In those situations, you are faced with trying to have multiple conversations with various stakeholders about why they should want to be a “part of the team”.  It becomes evident that as a “leader”, the only thing you can do is influence.  Those who believe they can “make things happen” are both mistaken and misguided because the best you can do is influence and this can be further described as disturbing the system.  (You disturb the system because each interaction you have with another person carries on far beyond just that interaction because the person takes the energy from the conversation further out into the system – like ripples caused by throwing a stone into a pond)

This means that every time you interact with someone, you impact them in either a positive or negative manner.  The one thing I am certain of is that when you are in a leadership role, there is never a neutral interaction…regardless of how insignificant or inconsequential you thought the discussion might have been.  When things are changing within an organization, every word spoken (or not spoken) and every action taken (or not taken) means something (whether it does or not).

This all boils down to a very binary decision each leader makes hundreds of times each day…do I build up or tear down.  There are certain principles I adhere to and one of my favorites is Occam’s Razor.  Several definitions are listed below.

  • “The simplest explanation for some phenomenon is more likely to be accurate than more complicated explanations.”
  • “If you have two equally likely solutions to a problem, choose the simplest.”
  • “The explanation requiring the fewest assumptions is most likely to be correct.”

This is why I believe that leadership is…INFLUENCE.  What naturally follows that is whether we are going to influence positively or negatively (build up or tear down).  We can speak of all of the other pieces and parts of leadership (there are far too many to mention here), but all of them depend on the relationships of the people involved and that is based largely on how people feel about their leaders.  It is not what they think about them but what they feel about them that drives behavior and performance.

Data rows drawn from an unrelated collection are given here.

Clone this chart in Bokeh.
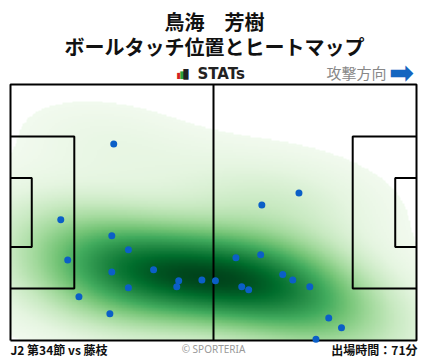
import numpy as np
from bokeh.plotting import figure
from bokeh.models import Range1d, LinearColorMapper
from bokeh.core.properties import value
from bokeh.palettes import Greens256
from bokeh.embed import file_html
from bokeh.resources import INLINE

# Ball touch positions (metres, pitch 105 x 68, attacking to the right)
touch_x = [26.7, 74.6, 65.0, 13.0, 26.2, 30.5, 14.8, 26.2, 37.0, 43.5, 43.0, 49.5, 30.5,
           17.7, 25.7, 53.0, 58.3, 64.7, 59.8, 61.6, 70.4, 73.0, 77.4, 82.3, 85.6, 79.0]
touch_y = [52.2, 39.2, 36.0, 32.1, 27.8, 24.1, 21.4, 18.2, 18.8, 15.9, 14.3, 16.1, 14.0,
           11.6, 7.1, 15.9, 22.0, 22.8, 14.3, 13.5, 17.5, 16.1, 14.3, 6.0, 3.4, 0.3]

title_player = "鳥海　芳樹"
title_sub = "ボールタッチ位置とヒートマップ"
match_text = "J2 第34節 vs 藤枝"
minutes_text = "出場時間：71分"
direction_text = "攻撃方向"
credit_text = "© SPORTERIA"
logo_text = "STATs"

W, H = 428, 359
L, T = 10, 84          # px of pitch frame top-left
PW, PH = 406, 256      # pitch size in px

def X(px):
    return (px - L) / PW * 105.0

def Y(py):
    return (T + PH - py) / PH * 68.0

p = figure(width=W, height=H, output_backend="svg", toolbar_location=None,
           x_range=Range1d(X(0), X(W)), y_range=Range1d(Y(H), Y(0)),
           min_border_left=0, min_border_right=0, min_border_top=0, min_border_bottom=0)
p.xaxis.visible = False
p.yaxis.visible = False
p.grid.visible = False
p.outline_line_color = None
p.background_fill_color = "white"
p.border_fill_color = "white"

# Gaussian KDE (full covariance) of the touches
pts = np.vstack([touch_x, touch_y])
n = pts.shape[1]
bw = n ** (-1.0 / 6.0) * 1.35
cov = np.cov(pts) * bw * bw
inv = np.linalg.inv(cov)
gx = np.linspace(0, 105, 260)
gy = np.linspace(0, 68, 170)
GX, GY = np.meshgrid(gx, gy)
dens = np.zeros_like(GX)
for xi, yi in zip(touch_x, touch_y):
    dx = GX - xi
    dy = GY - yi
    q = inv[0, 0] * dx * dx + 2 * inv[0, 1] * dx * dy + inv[1, 1] * dy * dy
    dens += np.exp(-0.5 * q)
dens /= dens.max()
dens[dens < 0.04] = np.nan
mapper = LinearColorMapper(palette=list(reversed(Greens256)), low=0.0, high=1.0,
                           nan_color=(0, 0, 0, 0))
p.image(image=[dens], x=0, y=0, dw=105, dh=68, color_mapper=mapper)

# Pitch markings
lc = "black"
lw = 2
p.line([0, 105, 105, 0, 0], [0, 0, 68, 68, 0], line_color=lc, line_width=lw)
p.segment(x0=[52.5], y0=[0], x1=[52.5], y1=[68], line_color=lc, line_width=lw)
for x0, x1 in [(0, 16.5), (105, 88.5)]:
    p.line([x0, x1, x1, x0], [13.84, 13.84, 54.16, 54.16], line_color=lc, line_width=lw)
for x0, x1 in [(0, 5.5), (105, 99.5)]:
    p.line([x0, x1, x1, x0], [24.84, 24.84, 43.16, 43.16], line_color=lc, line_width=lw)

p.scatter(touch_x, touch_y, size=7, fill_color="#0b5fc7", line_color=None)

cjk = "Noto Sans CJK JP"
def lab(text, px, py, size, color="#111111", align="center", style="bold", font=cjk):
    p.text(x=[X(px)], y=[Y(py)], text=[text], text_font=value(font),
           text_font_size=f"{size}px", text_font_style=style,
           text_color=color, text_align=align, text_baseline="middle")

lab(title_player, 214, 21, 20)
lab(title_sub, 214, 46, 20)
lab(logo_text, 197, 73, 15, color="#222222", align="left", font="DejaVu Sans")
lab("▮", 178, 75, 8, color="#d42020", font="DejaVu Sans")
lab("▮", 181.5, 74, 10, color="#2aa040", font="DejaVu Sans")
lab("▮", 185.5, 72.5, 14, color="#222222", font="DejaVu Sans")
lab(direction_text, 356, 72, 15, color="#888888", style="normal")
lab("➡", 401, 72, 30, color="#1565c0", font="DejaVu Sans")
lab(match_text, 10, 349, 12, align="left")
lab(credit_text, 213, 348, 10, color="#999999", style="normal", font="Noto Sans")
lab(minutes_text, 417, 349, 12, align="right")

open("out.html", "w").write(file_html(p, INLINE))
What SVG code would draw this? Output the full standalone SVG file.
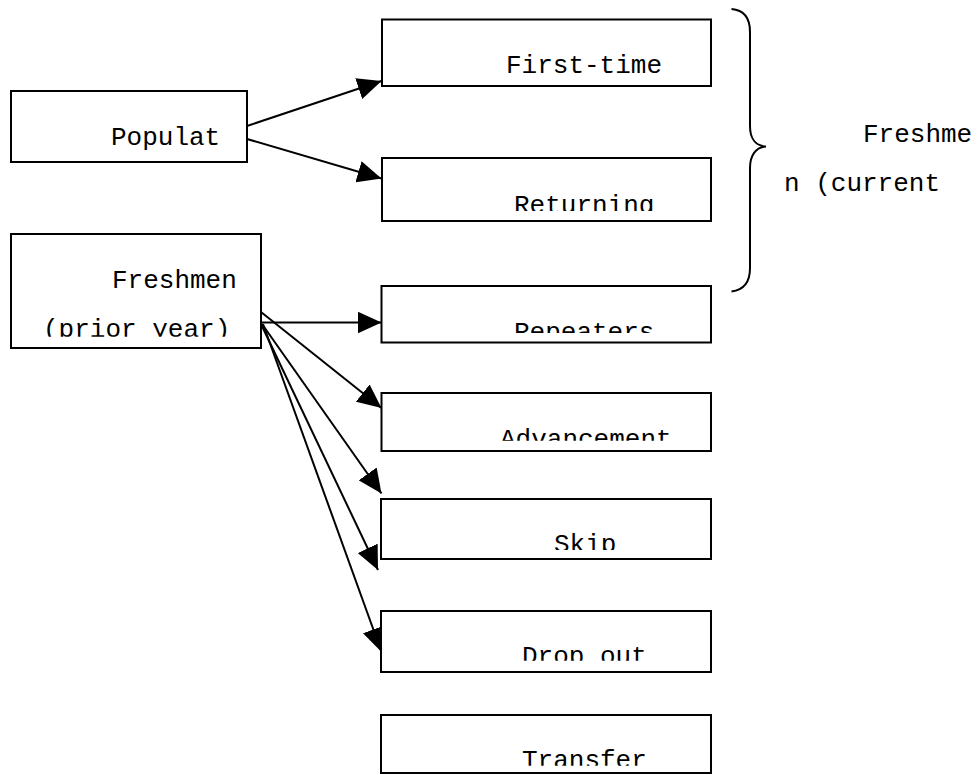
<svg xmlns="http://www.w3.org/2000/svg" width="979" height="775" viewBox="0 0 979 775">
<style>
.box{fill:#fff;stroke:#000;stroke-width:2}
.t{font-family:"Courier New","Nimbus Mono PS","FreeMono","Liberation Mono",monospace;font-size:26px;fill:#000}
.c{fill:none;stroke:#000;stroke-width:2}
</style>
<defs>
<marker id="ah" markerUnits="userSpaceOnUse" markerWidth="24" markerHeight="22" refX="24" refY="11" orient="auto">
<path d="M0,0 L24,11 L0,22 z" fill="#000"/>
</marker>
<clipPath id="cRet"><rect x="380" y="150" width="340" height="61"/></clipPath>
<clipPath id="cRep"><rect x="380" y="280" width="340" height="53"/></clipPath>
<clipPath id="cAdv"><rect x="380" y="390" width="340" height="50.7"/></clipPath>
<clipPath id="cSkip"><rect x="380" y="495" width="340" height="55"/></clipPath>
<clipPath id="cDrop"><rect x="380" y="605" width="340" height="55.7"/></clipPath>
<clipPath id="cTr"><rect x="380" y="710" width="340" height="55.7"/></clipPath>
<clipPath id="cPrior"><rect x="10" y="300" width="260" height="36.7"/></clipPath>
</defs>
<rect width="979" height="775" fill="#fff"/>
<g id="connectors">
<line class="c" x1="247" y1="126" x2="381.5" y2="81" marker-end="url(#ah)"/>
<line class="c" x1="247" y1="139" x2="381.5" y2="178.5" marker-end="url(#ah)"/>
<line class="c" x1="261" y1="322.5" x2="381.5" y2="322.5" marker-end="url(#ah)"/>
<line class="c" x1="261" y1="312" x2="381.5" y2="408" marker-end="url(#ah)"/>
<line class="c" x1="262" y1="324" x2="381.5" y2="493.5" marker-end="url(#ah)"/>
<line class="c" x1="261" y1="324" x2="378" y2="570" marker-end="url(#ah)"/>
<line class="c" x1="263" y1="324" x2="381.5" y2="652" marker-end="url(#ah)"/>
</g>
<g id="populat">
<rect class="box" x="11" y="91" width="236" height="71"/>
<text class="t" x="111" y="145">Populat</text>
</g>
<g id="freshmen-prior">
<rect class="box" x="11" y="234" width="250" height="114"/>
<text class="t" x="112" y="288">Freshmen</text>
<text class="t" x="43" y="337" clip-path="url(#cPrior)">(prior year)</text>
</g>
<g id="first-time">
<rect class="box" x="382" y="19.5" width="329" height="66.5"/>
<text class="t" x="506" y="73">First-time</text>
</g>
<g id="returning">
<rect class="box" x="382" y="158" width="329" height="63"/>
<text class="t" x="514" y="213" clip-path="url(#cRet)">Returning</text>
</g>
<g id="repeaters">
<rect class="box" x="381.5" y="286" width="329.5" height="56.5"/>
<text class="t" x="514" y="340" clip-path="url(#cRep)">Repeaters</text>
</g>
<g id="advancement">
<rect class="box" x="381.5" y="393" width="329.5" height="58"/>
<text class="t" x="500" y="446.5" clip-path="url(#cAdv)">Advancement</text>
</g>
<g id="skip">
<rect class="box" x="381" y="499" width="330" height="60"/>
<text class="t" x="554" y="552" clip-path="url(#cSkip)">Skip</text>
</g>
<g id="dropout">
<rect class="box" x="381" y="611" width="330" height="61"/>
<text class="t" x="522" y="664" clip-path="url(#cDrop)">Drop out</text>
</g>
<g id="transfer">
<rect class="box" x="381" y="715" width="330" height="58"/>
<text class="t" x="522" y="768" clip-path="url(#cTr)">Transfer</text>
</g>
<g id="brace-label">
<path class="c" d="M731.5,9 C744,10 750,18 750,32 L750,126 C750,139 756,146 766,146.5 C756,147 750,155 750,168 L750,268 C750,282 744,290 731.5,291.5"/>
<text class="t" x="863" y="142">Freshme</text>
<text class="t" x="784" y="190.5">n (current</text>
</g>
</svg>
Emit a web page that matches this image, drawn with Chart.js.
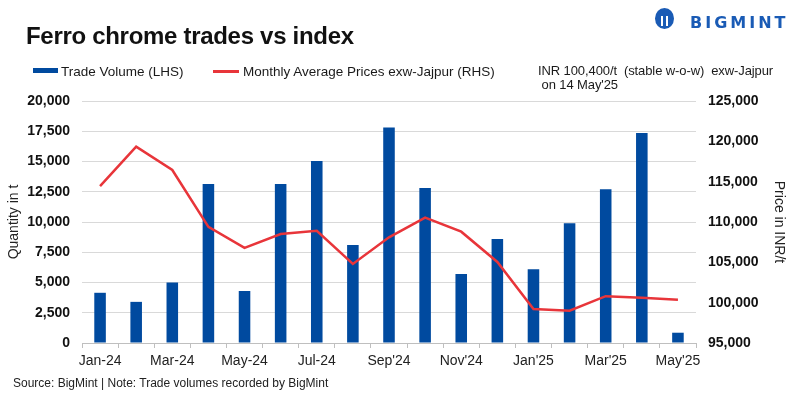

Again, I am not trying to oversimplify leadership (although I think that is admirable goal) but I do believe that if we view each leadership opportunity through the bifocals of building up or tearing down we will be rewarded with better results as those who look to us for support and direction will feel better about what we are doing and where we are going.



Filed under Leadership

2 responses to “Leadership is…

  1. I have only a few questions. Are you saying that a leader in doesn’t “make things happen”? That they just influence the rest of the team? Are you saying that the action of throwing a stone onto a pond doesn’t create the waves it merely influences the water? Leaders are just that, they lead. Many times by example (which oddly enough is by their ACTIONS). I agree that to be a great leader you must influence, but I also say you must be action oriented.

    • Perry

      Gary, I think a leader most certainly makes things happen but that they only do that through the work of others. I also believe that there is a difference between making things happen and controlling outcomes. I do not think that we have control and can know with certainty that “if I do x, y will happen”. We work in complex adaptive systems (like an ecosystem) so our actions have downstream impacts that may or may not be what we intended so we need to be aware of that and understand that sometimes when we throw the rock in the pond the ripples may be larger than intended and upset someone’s boat.